SOURCE DATA →
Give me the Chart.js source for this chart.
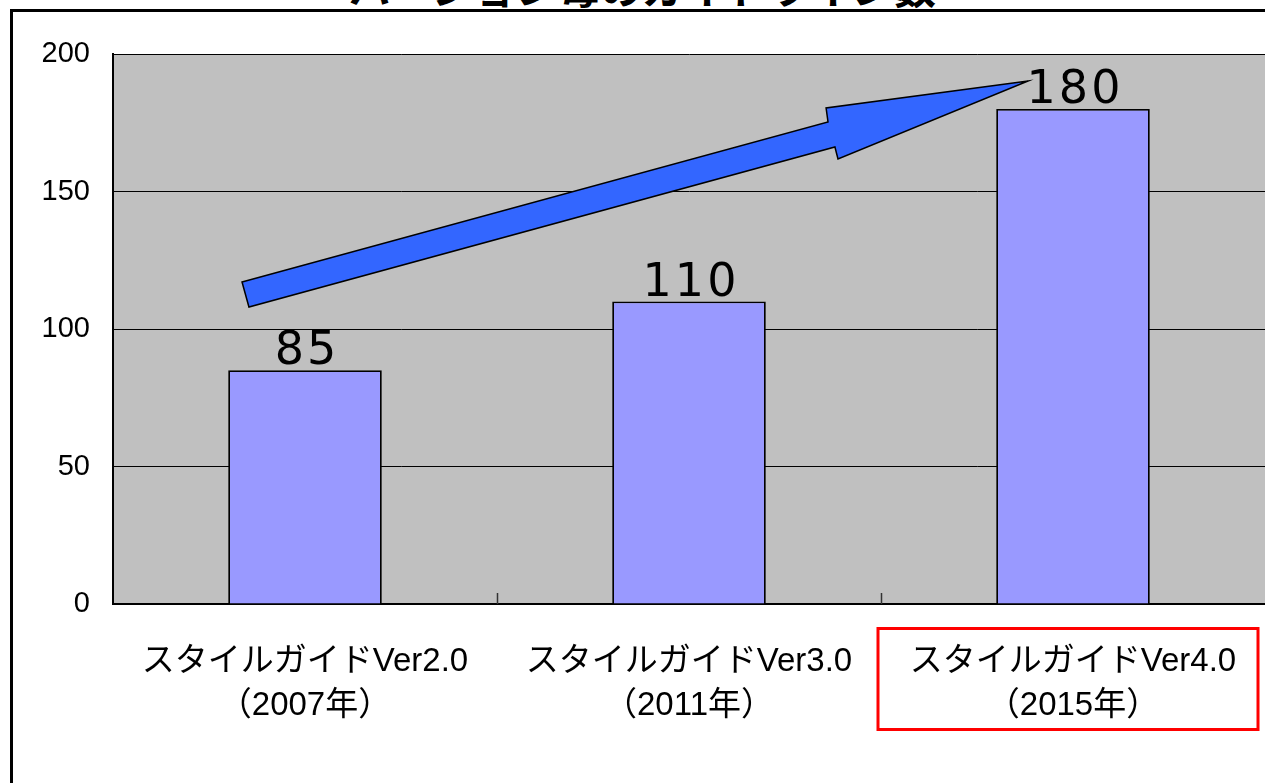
<!DOCTYPE html>
<html><head><meta charset="utf-8">
<script src="https://cdn.jsdelivr.net/npm/chart.js@4/dist/chart.umd.min.js"></script>
<style>
html,body{margin:0;padding:0;background:#fff;overflow:hidden;width:1265px;height:783px;}
#frame{position:absolute;left:10px;top:9px;width:2000px;height:2000px;border:3px solid #000;box-sizing:border-box;}
#title{position:absolute;left:10px;width:1265px;text-align:center;top:-35px;font:bold 42px "Noto Sans CJK JP";line-height:42px;color:#000;white-space:nowrap;}
#c{position:absolute;left:0;top:0;}
</style></head>
<body>
<div id="frame"></div>
<div id="title">バージョン毎のガイドライン数</div>
<canvas id="c" width="1265" height="783"></canvas>
<script>
const categories = [["スタイルガイドVer2.0","（2007年）"],["スタイルガイドVer3.0","（2011年）"],["スタイルガイドVer4.0","（2015年）"]];
const values = [85, 110, 180];
const yTickValues = [0, 50, 100, 150, 200];
const highlightIndex = 2;
// arrow annotation in (category index, value) units
const arrowPts = [[-0.164,117.1],[1.362,175.3],[1.357,180.4],[1.883,190.2],[1.388,161.8],[1.380,166.2],[-0.146,108.0]];

const decor = {
  id:'decor',
  beforeDraw(chart){
    const {ctx, chartArea:a} = chart;
    ctx.save(); ctx.fillStyle='#c0c0c0';
    ctx.fillRect(a.left,a.top,a.right-a.left,a.bottom-a.top);
    ctx.restore();
  },
  afterDraw(chart){
    const {ctx, chartArea:a, scales:{x,y}} = chart;
    ctx.save();
    ctx.strokeStyle='#333'; ctx.lineWidth=1.5;
    const w = x.getPixelForValue(1)-x.getPixelForValue(0);
    for(let i=0;i<categories.length-1;i++){
      const px = Math.round(x.getPixelForValue(i)+w/2)+0.5;
      ctx.beginPath(); ctx.moveTo(px,a.bottom); ctx.lineTo(px,a.bottom-11); ctx.stroke();
    }
    const meta = chart.getDatasetMeta(0);
    ctx.fillStyle='#000'; ctx.font='46px "DejaVu Sans"'; ctx.textAlign='center'; ctx.textBaseline='alphabetic';
    ctx.letterSpacing='3px';
    meta.data.forEach((b,i)=>{ ctx.fillText(String(values[i]), b.x+2, b.y-6); });
    ctx.letterSpacing='0px';
    ctx.beginPath();
    arrowPts.forEach((p,i)=>{ const px=x.getPixelForValue(p[0]), py=y.getPixelForValue(p[1]); i?ctx.lineTo(px,py):ctx.moveTo(px,py); });
    ctx.closePath();
    ctx.fillStyle='#3366ff'; ctx.fill();
    ctx.strokeStyle='#000'; ctx.lineWidth=1.5; ctx.lineJoin='miter'; ctx.stroke();
    const cx = x.getPixelForValue(highlightIndex);
    ctx.strokeStyle='#ff0000'; ctx.lineWidth=3;
    ctx.strokeRect(cx-195, a.bottom+24.5, 380, 101);
    ctx.restore();
  }
};

new Chart(document.getElementById('c'), {
  type:'bar',
  data:{ labels:categories, datasets:[{ data:values, backgroundColor:'#9999ff', borderColor:'#000', borderWidth:1.8, barPercentage:0.4, categoryPercentage:1 }]},
  options:{
    responsive:false, devicePixelRatio:1, animation:false,
    layout:{padding:{top:54,left:0,right:0,bottom:0}},
    plugins:{legend:{display:false},tooltip:{enabled:false},title:{display:false}},
    scales:{
      y:{ min:0, max:200, afterBuildTicks(s){ s.ticks = yTickValues.map(v=>({value:v})); },
          ticks:{ color:'#000', font:{family:'"Liberation Sans"', size:29}, padding:23 },
          grid:{ color:'#000', lineWidth:1, drawTicks:false },
          border:{ color:'#000', width:2 },
          afterFit(s){ s.width = 113; s.paddingTop = 0; s.paddingBottom = 0; } },
      x:{ grid:{ display:false, drawTicks:false },
          ticks:{ color:'#000', font:{family:'"Liberation Sans", "Noto Sans CJK JP"', size:33, lineHeight:1.36}, padding:35, maxRotation:0, autoSkip:false },
          border:{ color:'#000', width:2 },
          afterFit(s){ s.height = 179; s.paddingLeft = 0; s.paddingRight = 0; } }
    }
  },
  plugins:[decor]
});
</script>
</body></html>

GIVEN EXERCISE →
Send back the data above word for word, with the pictures left out.

EXERCISE OUTPUT →
Give me the Chart.js source for this chart.
<!DOCTYPE html>
<html><head><meta charset="utf-8">
<script src="https://cdn.jsdelivr.net/npm/chart.js@4/dist/chart.umd.min.js"></script>
<style>
html,body{margin:0;padding:0;background:#fff;overflow:hidden;width:1265px;height:783px;}
#frame{position:absolute;left:10px;top:9px;width:2000px;height:2000px;border:3px solid #000;box-sizing:border-box;}
#title{position:absolute;left:10px;width:1265px;text-align:center;top:-35px;font:bold 42px "Noto Sans CJK JP";line-height:42px;color:#000;white-space:nowrap;}
#c{position:absolute;left:0;top:0;}
</style></head>
<body>
<div id="frame"></div>
<div id="title">バージョン毎のガイドライン数</div>
<canvas id="c" width="1265" height="783"></canvas>
<script>
const categories = [["スタイルガイドVer2.0","（2007年）"],["スタイルガイドVer3.0","（2011年）"],["スタイルガイドVer4.0","（2015年）"]];
const values = [85, 110, 180];
const yTickValues = [0, 50, 100, 150, 200];
const highlightIndex = 2;
// arrow annotation in (category index, value) units
const arrowPts = [[-0.164,117.1],[1.362,175.3],[1.357,180.4],[1.883,190.2],[1.388,161.8],[1.380,166.2],[-0.146,108.0]];

const decor = {
  id:'decor',
  beforeDraw(chart){
    const {ctx, chartArea:a} = chart;
    ctx.save(); ctx.fillStyle='#c0c0c0';
    ctx.fillRect(a.left,a.top,a.right-a.left,a.bottom-a.top);
    ctx.restore();
  },
  afterDraw(chart){
    const {ctx, chartArea:a, scales:{x,y}} = chart;
    ctx.save();
    ctx.strokeStyle='#333'; ctx.lineWidth=1.5;
    const w = x.getPixelForValue(1)-x.getPixelForValue(0);
    for(let i=0;i<categories.length-1;i++){
      const px = Math.round(x.getPixelForValue(i)+w/2)+0.5;
      ctx.beginPath(); ctx.moveTo(px,a.bottom); ctx.lineTo(px,a.bottom-11); ctx.stroke();
    }
    const meta = chart.getDatasetMeta(0);
    ctx.fillStyle='#000'; ctx.font='46px "DejaVu Sans"'; ctx.textAlign='center'; ctx.textBaseline='alphabetic';
    ctx.letterSpacing='3px';
    meta.data.forEach((b,i)=>{ ctx.fillText(String(values[i]), b.x+2, b.y-6); });
    ctx.letterSpacing='0px';
    ctx.beginPath();
    arrowPts.forEach((p,i)=>{ const px=x.getPixelForValue(p[0]), py=y.getPixelForValue(p[1]); i?ctx.lineTo(px,py):ctx.moveTo(px,py); });
    ctx.closePath();
    ctx.fillStyle='#3366ff'; ctx.fill();
    ctx.strokeStyle='#000'; ctx.lineWidth=1.5; ctx.lineJoin='miter'; ctx.stroke();
    const cx = x.getPixelForValue(highlightIndex);
    ctx.strokeStyle='#ff0000'; ctx.lineWidth=3;
    ctx.strokeRect(cx-195, a.bottom+24.5, 380, 101);
    ctx.restore();
  }
};

new Chart(document.getElementById('c'), {
  type:'bar',
  data:{ labels:categories, datasets:[{ data:values, backgroundColor:'#9999ff', borderColor:'#000', borderWidth:1.8, barPercentage:0.4, categoryPercentage:1 }]},
  options:{
    responsive:false, devicePixelRatio:1, animation:false,
    layout:{padding:{top:54,left:0,right:0,bottom:0}},
    plugins:{legend:{display:false},tooltip:{enabled:false},title:{display:false}},
    scales:{
      y:{ min:0, max:200, afterBuildTicks(s){ s.ticks = yTickValues.map(v=>({value:v})); },
          ticks:{ color:'#000', font:{family:'"Liberation Sans"', size:29}, padding:23 },
          grid:{ color:'#000', lineWidth:1, drawTicks:false },
          border:{ color:'#000', width:2 },
          afterFit(s){ s.width = 113; s.paddingTop = 0; s.paddingBottom = 0; } },
      x:{ grid:{ display:false, drawTicks:false },
          ticks:{ color:'#000', font:{family:'"Liberation Sans", "Noto Sans CJK JP"', size:33, lineHeight:1.36}, padding:35, maxRotation:0, autoSkip:false },
          border:{ color:'#000', width:2 },
          afterFit(s){ s.height = 179; s.paddingLeft = 0; s.paddingRight = 0; } }
    }
  },
  plugins:[decor]
});
</script>
</body></html>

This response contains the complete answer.